Le secteur informel est dangereux pour l’économie. Les débats de la Conférence de l’UTICA, organisée samedi 15 décembre 2012, à Tunis, ont permis de développer un riche argumentaire. Compte rendu.
Interpellant, le chef du gouvernement, Hamadi Jebali, samedi 15 décembre 2012, à l’occasion de l’organisation par l’UTICA, à Tunis, d’une conférence sur «l’économie informelle: comment y remédier?», Hamadi Kooli, président de la Fédération de l’exportation de la Centrale patronale, s’est voulu incisif: «Le secteur informel, c’est un cancer métastasé». Et le porte-parole de l’UTICA d’ajouter: «Il n’y a pas une activité économique qui n’a pas été touchée par le secteur informel».
Hamadi Kooli apportera cette précision, dans les débats, de la conférence de l’UTICA, sans une note d’humour: «Le seul Maghreb qui ait pu réussir à voir le jour, c’est précisément celui du Maghreb de l’informel. Des tonnes de marchandises en tout genre traversent les frontières des pays de la région dans tous les sens: du Nord au Sud et de l’Ouest à l’Est».
Des remarques et un cri de cœur suivis par une proposition: «lancer une consultation nationale sur le secteur national» tant celui-ci est devenu dangereux pour le secteur organisé. Plus d’une entreprise a fermé dans le pays.
Cela on le sait !
Autre moment fort des débats lorsqu’interpelant la présidente même de l’UTICA, Wided Bouchamaoui, qui expliquait que le secteur informel a connu aussi ses heures de gloire sous le règne du clan Ben Ali-Trabelsi, un opérateur du secteur textile s’est levé pour vociférer: «Cela, on le sait. Ce que nous demandons aujourd’hui, c’est des solutions!». Une intervention largement applaudie.

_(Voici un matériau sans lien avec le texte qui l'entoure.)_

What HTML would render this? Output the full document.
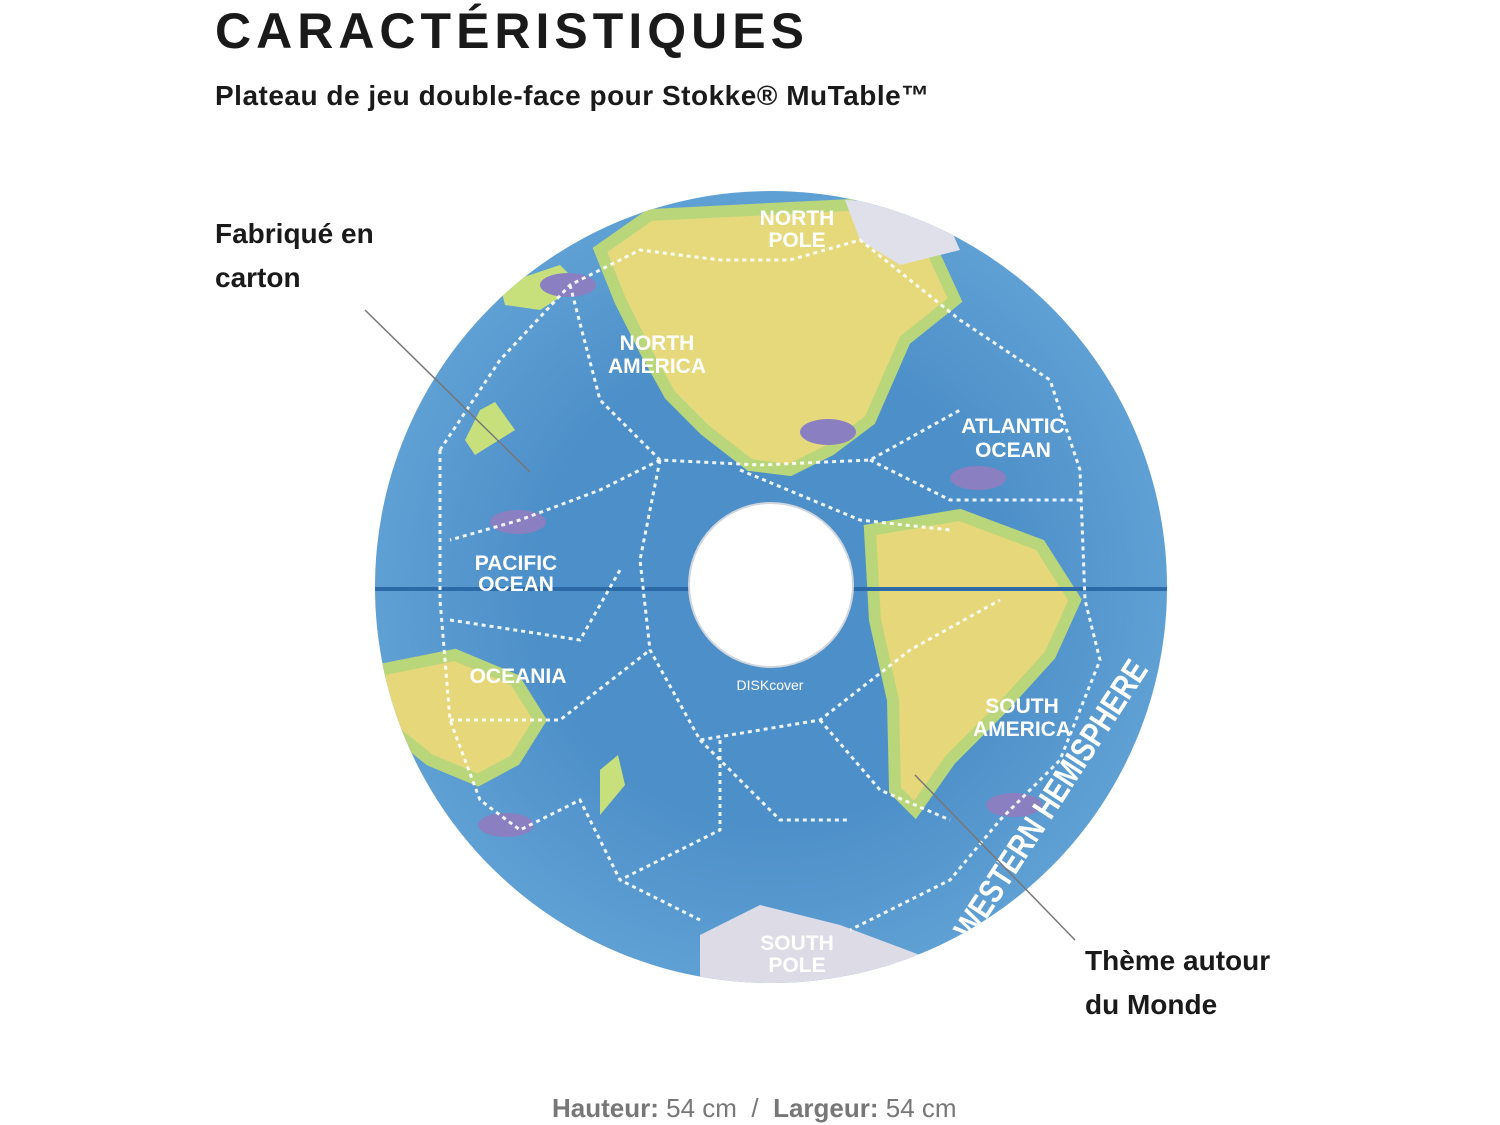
<!DOCTYPE html>
<html><head><meta charset="utf-8"><style>
html,body{margin:0;padding:0;background:#fff;}
body{width:1500px;height:1125px;position:relative;overflow:hidden;font-family:"Liberation Sans",sans-serif;color:#1a1a1a;}
.t{position:absolute;white-space:nowrap;}
</style></head><body>
<div class="t" style="left:215px;top:2px;font-size:50px;font-weight:bold;letter-spacing:5px;">CARACTÉRISTIQUES</div>
<div class="t" style="left:215px;top:80px;font-size:28px;font-weight:bold;letter-spacing:0.5px;">Plateau de jeu double-face pour Stokke® MuTable™</div>
<div class="t" style="left:215px;top:212px;font-size:28px;font-weight:bold;line-height:44px;">Fabriqué en<br>carton</div>
<div class="t" style="left:1085px;top:939px;font-size:28px;font-weight:bold;line-height:44px;">Thème autour<br>du Monde</div>
<div class="t" style="left:552px;top:1093px;font-size:26px;color:#777;"><b>Hauteur:</b> 54 cm &nbsp;/&nbsp; <b>Largeur:</b> 54 cm</div>
<svg width="1500" height="1125" style="position:absolute;left:0;top:0" viewBox="0 0 1500 1125">
<defs>
<radialGradient id="oc" cx="0.5" cy="0.5" r="0.5">
<stop offset="0.6" stop-color="#4d8fc8"/><stop offset="1" stop-color="#5fa0d4"/></radialGradient>
<clipPath id="cc"><circle cx="771" cy="587" r="396"/></clipPath>
</defs>
<circle cx="771" cy="587" r="396" fill="url(#oc)"/>
<g clip-path="url(#cc)">
<path d="M600 250 L650 215 L850 205 L925 235 L955 300 L905 340 L870 420 L830 450 L790 470 L750 465 L705 430 L670 395 L645 350 L620 300 Z" fill="#e6d97c" stroke="#b9d77a" stroke-width="12"/>
<path d="M845 200 L940 205 L960 250 L900 265 L860 240 Z" fill="#dfe0ea"/>
<path d="M870 530 L960 515 L1040 545 L1075 600 L1050 655 L1000 710 L950 760 L915 810 L895 790 L893 700 L875 620 Z" fill="#e6d77a" stroke="#b9d77a" stroke-width="12"/>
<path d="M380 670 L455 655 L515 680 L540 720 L515 760 L478 780 L430 760 L380 720 Z" fill="#e6d77a" stroke="#b9d77a" stroke-width="12"/>
<path d="M500 285 L560 265 L580 285 L540 310 L505 305 Z" fill="#c8e07c"/>
<path d="M480 410 L495 402 L515 430 L475 455 L465 440 Z" fill="#c8e07c"/>
<path d="M600 770 L618 755 L625 785 L600 815 Z" fill="#c8e07c"/>
<path d="M700 935 L760 905 L840 925 L920 955 L920 1000 L700 1000 Z" fill="#dcdbe6"/>
<rect x="370" y="587" width="810" height="4" fill="#2b6aa6"/>
<g fill="#8a7fc0">
<ellipse cx="568" cy="285" rx="28" ry="12"/><ellipse cx="828" cy="432" rx="28" ry="13"/>
<ellipse cx="518" cy="522" rx="28" ry="12"/><ellipse cx="978" cy="478" rx="28" ry="12"/>
<ellipse cx="506" cy="825" rx="28" ry="12"/><ellipse cx="1014" cy="805" rx="28" ry="12"/>
</g>
<g stroke="#fff" stroke-width="3" stroke-dasharray="4 4" fill="none" opacity="0.9">
<path d="M440 450 L500 360 L570 285 L640 250 L720 260 L790 260 L860 240 L960 320 L1050 380 L1080 470 L1085 600 L1100 660 L1060 760 L1000 820 L950 880 L850 930"/>
<path d="M570 285 L600 400 L660 460 L760 465 L870 460 L960 410"/>
<path d="M440 450 L440 600 L450 720 L480 800 L520 830 L580 800 L620 880 L700 920"/>
<path d="M660 460 L600 490 L520 520 L450 540"/>
<path d="M660 460 L640 560 L650 650 L700 740 L820 720 L910 650 L1000 600"/>
<path d="M450 620 L580 640 L620 570"/><path d="M450 720 L560 720 L650 650"/>
<path d="M720 740 L720 830 L620 880"/><path d="M820 720 L880 790 L950 820"/>
<path d="M870 460 L950 500 L1080 500"/><path d="M740 470 L860 520 L950 530"/>
<path d="M700 740 L780 820 L850 820"/>
</g>
<g fill="#fff" font-family="Liberation Sans,sans-serif" font-weight="bold" text-anchor="middle">
<text x="797" y="225" font-size="21">NORTH</text><text x="797" y="247" font-size="21">POLE</text>
<text x="657" y="350" font-size="21">NORTH</text><text x="657" y="373" font-size="21">AMERICA</text>
<text x="1013" y="433" font-size="21">ATLANTIC</text><text x="1013" y="457" font-size="21">OCEAN</text>
<text x="516" y="570" font-size="21">PACIFIC</text><text x="516" y="591" font-size="21">OCEAN</text>
<text x="518" y="683" font-size="21">OCEANIA</text>
<text x="1022" y="713" font-size="21">SOUTH</text><text x="1022" y="736" font-size="21">AMERICA</text>
<text x="797" y="950" font-size="21">SOUTH</text><text x="797" y="972" font-size="21">POLE</text>
<text x="770" y="690" font-size="14" font-weight="normal">DISKcover</text>
</g>
<text transform="translate(972,942) rotate(-57)" fill="#fff" font-family="Liberation Sans,sans-serif" font-weight="bold" font-size="34" textLength="325" lengthAdjust="spacingAndGlyphs">WESTERN HEMISPHERE</text>
</g>
<circle cx="771" cy="585" r="82" fill="#fff" stroke="#d0d6dc" stroke-width="2"/>
<line x1="365" y1="310" x2="530" y2="472" stroke="#777" stroke-width="1.5"/>
<line x1="915" y1="775" x2="1075" y2="940" stroke="#777" stroke-width="1.5"/>
</svg>
</body></html>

Les débats apporteront des indications sur l’ampleur du secteur informel. Exemple, celui des pneumatiques. A en croire un opérateur du marché, l’informel c’est 65% de cette branche industrielle. Toujours selon le même opérateur, un stock énorme dort dans le Sahara tunisien, fruit de la contrebande. Un stock qui répond aux besoins de la consommation de pneumatique de la Tunisie pendant au moins deux ans.
Même son de cloche du côté de la chaussure. Un industriel sfaxien soutient que le prix de la chaussure importée illégalement coûte moitié moins chère que …la matière première servant à la fabrication d’une chaussure en Tunisie. Et s’il est vrai que le secteur informel crée des emplois, ajoute le même industriel, ces derniers sont bien en deçà de ce que le secteur organisé est en mesure de créer : l’informel ne couvre que la seule commercialisation des produits et non un pan plus important, celui de la production.
Mais si le secteur informel est dangereux pour l’économie, c’est parce qu’on ne sait pas où vont les gains obtenus grâce à la vente des produits de l’informel (tout se fait cash), c’est parce qu’aussi l’informel n’apporte rien au développement régional, principale préoccupation des opérateurs, et parce qu’il ne prend pas compte, enfin, la couverture sociale de ses acteurs.
Ces aspects ont été mis en exergue par Hichem Elloumi, président de la Commission économique de l’UTICA, à la clôture de la Conférence, qui a précisé que les sommes gagnées peuvent être utilisées pour l’achat d’armes, de la drogue voire pour préparer des actes de terrorisme.
Ridha Saïdi, ministre chargé des Dossiers économiques et sociaux auprès du chef du gouvernement, va apporter de l’eau au moulin du président de la Commission économique de l’UTICA, en faisant savoir que des criminels ont profité de l’insécurité qui a prospéré depuis le 14 janvier 2011 pour s’adonner à la contrebande. Ces derniers disposent d’une forte logistique et de moyens financiers importants.
On aura compris : les débats n’ont pas permis de proposer des mesures à même de mettre un terme au développement du secteur informel. Tout au plus, les participants ont fait un état des lieux du phénomène et ses conséquences, à la fois économiques et sociales. Il faudrait donc une d’autres rencontres au cours desquelles seront peut-être soumises des solutions concrètes.